Another sentence down
Lately, the questions I am asked most often are “how is your book going?” and “when will it be finished?”
The second question has a shorter answer, so I’ll start with that. “Soon, I hope.”
The first will need a bit of background information.
At the start of 2010, I began the planning process of a novel which started with a single sentence, describing the plot in 15 words or less. The sentence grew into an outline of three acts, which turned into a one page synopsis, then a four page synopsis and finally a listing of each individual scene. I wrote reference guides for all characters and narrative summaries from the points of view of the protagonists.
Each step inevitably resulted in rework, until several iterations and countless moments of frustration later, I felt ready to start writing the book.
To cut a long story short, I am now editing a complete novel, scrutinising each sentence – line by line.
With painstaking preparation behind me, I am fairly confident that I probably won’t change the high level structure or the sequence of scenes too much.
Unfortunately, I can’t say the same of the “clips” that make up the rest.
And this is the question I ask myself every time I open a word processor to start a day of editing – At what point will I be satisfied that I have written a particular sentence as best I can or at least well enough, to move onto the next sentence without looking back?
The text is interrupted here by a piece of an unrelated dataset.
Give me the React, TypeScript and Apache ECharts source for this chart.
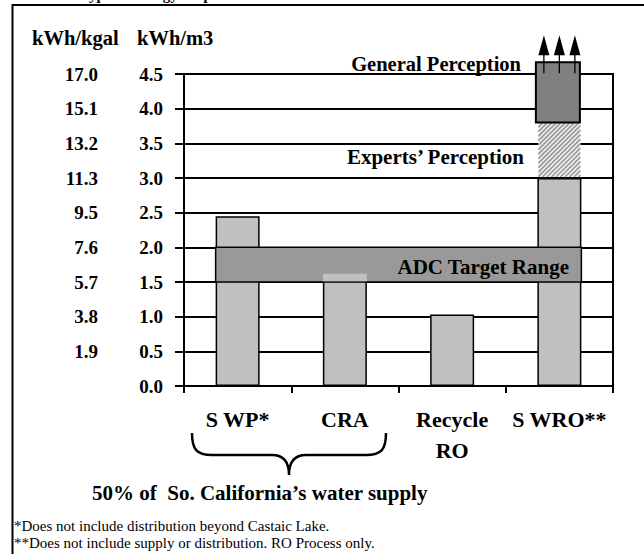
import React, { useEffect, useRef } from "react";
import * as echarts from "echarts";

const categories = ["S WP*", "CRA", "Recycle\nRO", "S WRO**"];
const energyKWhM3 = [2.45, 1.62, 1.03, 3.0];
// [categoryStart, categoryEnd, low, high]
const adcTargetRange = [[0, 3, 1.5, 2.0]];
// CRA bar part drawn over the target band: [category, low, high]
const craOverBand = [[1, 1.5, 1.62]];
// SWRO perception segments: [category, low, high]
const expertsPerception = [[3, 3.0, 3.8]];
const generalPerception = [[3, 3.8, 4.67]];
const m3TickLabels = ["0.0", "0.5", "1.0", "1.5", "2.0", "2.5", "3.0", "3.5", "4.0", "4.5"];
const kgalTickLabels = ["", "1.9", "3.8", "5.7", "7.6", "9.5", "11.3", "13.2", "15.1", "17.0"];
const footnotes = [
  "*Does not include distribution beyond Castaic Lake.",
  "**Does not include supply or distribution. RO Process only.",
];

const SERIF = '"Liberation Serif", "Times New Roman", serif';
const BAR_W = 44;

echarts.graphic.registerShape(
  "brace",
  echarts.graphic.extendPath(
    "M192 433 C192 450 197 455 212 455 L272 455 C284 455 289 462 289 475 C289 462 294 455 306 455 L366 455 C381 455 386 450 386 433",
    {}
  )
);

export default function App() {
  const ref = useRef<HTMLDivElement>(null);
  useEffect(() => {
    if (!ref.current) return;
    const chart = echarts.init(ref.current, undefined, { renderer: "svg" });
    const option: any = {
      animation: false,
      backgroundColor: "#fff",
      grid: {
        left: 184,
        top: 74,
        width: 429,
        height: 312,
        show: true,
        backgroundColor: "#fff",
        borderColor: "#000",
        borderWidth: 2,
      },
      xAxis: {
        type: "category",
        data: categories,
        axisLine: { lineStyle: { color: "#000", width: 2 } },
        axisTick: { show: true, length: 7, lineStyle: { color: "#000", width: 2 } },
        axisLabel: {
          interval: 0,
          color: "#000",
          fontFamily: SERIF,
          fontWeight: "bold",
          fontSize: 22,
          lineHeight: 31,
          margin: 18,
        },
      },
      yAxis: [
        {
          type: "value",
          min: 0,
          max: 4.5,
          interval: 0.5,
          axisLine: { show: true, lineStyle: { color: "#000", width: 2 } },
          axisTick: { show: true, length: 9, lineStyle: { color: "#000", width: 2 } },
          splitLine: { show: true, lineStyle: { color: "#000", width: 2 } },
          axisLabel: {
            color: "#000",
            fontFamily: SERIF,
            fontWeight: "bold",
            fontSize: 19,
            margin: 21,
            formatter: (v: number) => m3TickLabels[Math.round(v / 0.5)],
          },
        },
        {
          type: "value",
          position: "left",
          min: 0,
          max: 4.5,
          interval: 0.5,
          axisLine: { show: false },
          axisTick: { show: false },
          splitLine: { show: false },
          axisLabel: {
            color: "#000",
            fontFamily: SERIF,
            fontWeight: "bold",
            fontSize: 19,
            margin: 86,
            formatter: (v: number) => kgalTickLabels[Math.round(v / 0.5)],
          },
        },
      ],
      series: [
        {
          type: "bar",
          name: "Energy",
          data: energyKWhM3,
          barWidth: BAR_W,
          clip: false,
          z: 2,
          itemStyle: { color: "#c0c0c0", borderColor: "#000", borderWidth: 1.5 },
        },
        {
          type: "custom",
          name: "ADC Target Range",
          data: adcTargetRange,
          encode: { x: [0, 1], y: [2, 3] },
          z: 3,
          renderItem: (params: any, api: any) => {
            const a = api.coord([api.value(0), api.value(2)]);
            const b = api.coord([api.value(1), api.value(3)]);
            return {
              type: "rect",
              shape: { x: a[0] - BAR_W / 2, y: b[1], width: b[0] - a[0] + BAR_W, height: a[1] - b[1] },
              style: { fill: "#999999", stroke: "#000", lineWidth: 1.5 },
            };
          },
        },
        {
          type: "custom",
          name: "CRA over band",
          data: craOverBand,
          encode: { x: 0, y: [1, 2] },
          z: 4,
          renderItem: (params: any, api: any) => {
            const lo = api.coord([api.value(0), api.value(1)]);
            const hi = api.coord([api.value(0), api.value(2)]);
            return {
              type: "rect",
              shape: { x: lo[0] - BAR_W / 2, y: hi[1], width: BAR_W, height: lo[1] - hi[1] - 0.8 },
              style: { fill: "#c0c0c0" },
            };
          },
        },
        {
          type: "custom",
          name: "Experts' Perception",
          data: expertsPerception,
          encode: { x: 0, y: [1, 2] },
          z: 4,
          renderItem: (params: any, api: any) => {
            const lo = api.coord([api.value(0), api.value(1)]);
            const hi = api.coord([api.value(0), api.value(2)]);
            const L = lo[0] - BAR_W / 2 + 1;
            const R = lo[0] + BAR_W / 2 - 1;
            const T = hi[1];
            const B = lo[1] - 1;
            const children: any[] = [
              { type: "rect", shape: { x: L, y: T, width: R - L, height: B - T }, style: { fill: "#f4f4f4" } },
            ];
            for (let c = L + T; c <= R + B; c += 4.5) {
              const x1 = Math.max(L, c - B);
              const x2 = Math.min(R, c - T);
              if (x2 > x1) {
                children.push({
                  type: "line",
                  shape: { x1, y1: c - x1, x2, y2: c - x2 },
                  style: { stroke: "#9a9a9a", lineWidth: 1.7 },
                });
              }
            }
            return { type: "group", children };
          },
        },
        {
          type: "custom",
          name: "General Perception",
          data: generalPerception,
          encode: { x: 0, y: [1, 2] },
          z: 5,
          renderItem: (params: any, api: any) => {
            const lo = api.coord([api.value(0), api.value(1)]);
            const hi = api.coord([api.value(0), api.value(2)]);
            const cx = lo[0] - 1.5;
            const children: any[] = [
              {
                type: "rect",
                shape: { x: cx - BAR_W / 2, y: hi[1], width: BAR_W, height: lo[1] - hi[1] },
                style: { fill: "#808080", stroke: "#000", lineWidth: 2 },
              },
            ];
            [-14, 1.5, 17].forEach((dx) => {
              const x = cx + dx;
              children.push({
                type: "line",
                shape: { x1: x, y1: hi[1] + 11, x2: x, y2: hi[1] - 8 },
                style: { stroke: "#000", lineWidth: 1.3 },
              });
              children.push({
                type: "polygon",
                shape: { points: [[x - 5.5, hi[1] - 7], [x + 5.5, hi[1] - 7], [x, hi[1] - 27]] },
                style: { fill: "#000" },
              });
            });
            return { type: "group", children };
          },
        },
      ],
      graphic: {
        elements: [
          {
            type: "polyline",
            shape: { points: [[12.5, 570], [12.5, 5], [660, 5]] },
            style: { stroke: "#000", lineWidth: 2, fill: "none" },
            z: 100,
          },
          {
            type: "text",
            x: 80,
            y: -5,
            style: { text: "Typical Energy Requirements", font: `bold 15px ${SERIF}`, fill: "#000", textAlign: "left", textVerticalAlign: "middle" },
            z: 100,
          },
          {
            type: "text",
            x: 32,
            y: 38,
            style: { text: "kWh/kgal", font: `bold 20.5px ${SERIF}`, fill: "#000", textAlign: "left", textVerticalAlign: "middle" },
            z: 100,
          },
          {
            type: "text",
            x: 137,
            y: 38,
            style: { text: "kWh/m3", font: `bold 20.5px ${SERIF}`, fill: "#000", textAlign: "left", textVerticalAlign: "middle" },
            z: 100,
          },
          {
            type: "text",
            x: 521,
            y: 63.5,
            style: { text: "General Perception", font: `bold 20.5px ${SERIF}`, fill: "#000", textAlign: "right", textVerticalAlign: "middle" },
            z: 0,
          },
          {
            type: "text",
            x: 524,
            y: 157,
            style: { text: "Experts\u2019 Perception", font: `bold 21px ${SERIF}`, fill: "#000", textAlign: "right", textVerticalAlign: "middle" },
            z: 100,
          },
          {
            type: "text",
            x: 569,
            y: 267,
            style: { text: "ADC Target Range", font: `bold 21px ${SERIF}`, fill: "#000", textAlign: "right", textVerticalAlign: "middle" },
            z: 100,
          },
          {
            type: "brace",
            x: 0,
            y: 0,
            style: { stroke: "#000", lineWidth: 2.5, fill: "none" },
            z: 100,
          },
          {
            type: "text",
            x: 92,
            y: 493,
            style: { text: "50% of  So. California\u2019s water supply", font: `bold 21px ${SERIF}`, fill: "#000", textAlign: "left", textVerticalAlign: "middle" },
            z: 100,
          },
          {
            type: "text",
            x: 14,
            y: 526,
            style: { text: footnotes[0], font: `15px ${SERIF}`, fill: "#000", textAlign: "left", textVerticalAlign: "middle" },
            z: 100,
          },
          {
            type: "text",
            x: 14,
            y: 542.5,
            style: { text: footnotes[1], font: `15px ${SERIF}`, fill: "#000", textAlign: "left", textVerticalAlign: "middle" },
            z: 100,
          },
        ],
      },
    };
    chart.setOption(option);
    return () => chart.dispose();
  }, []);
  return (
    <div
      ref={ref}
      style={{ position: "absolute", left: 0, top: 0, width: 644, height: 554, background: "#fff" }}
    />
  );
}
This is what I struggle with.
For someone like me, the editing of a new chapter can only be described as agony, going through several stages of culling and cutting and putting it all back again, of rubbishing and then changing individual words and sentences until, all of a sudden, it reads the way I want it to read and for some reason flows again, unlike before.
At that moment, all is right with the world and the end is finally in sight.
Until I start editing the next chapter.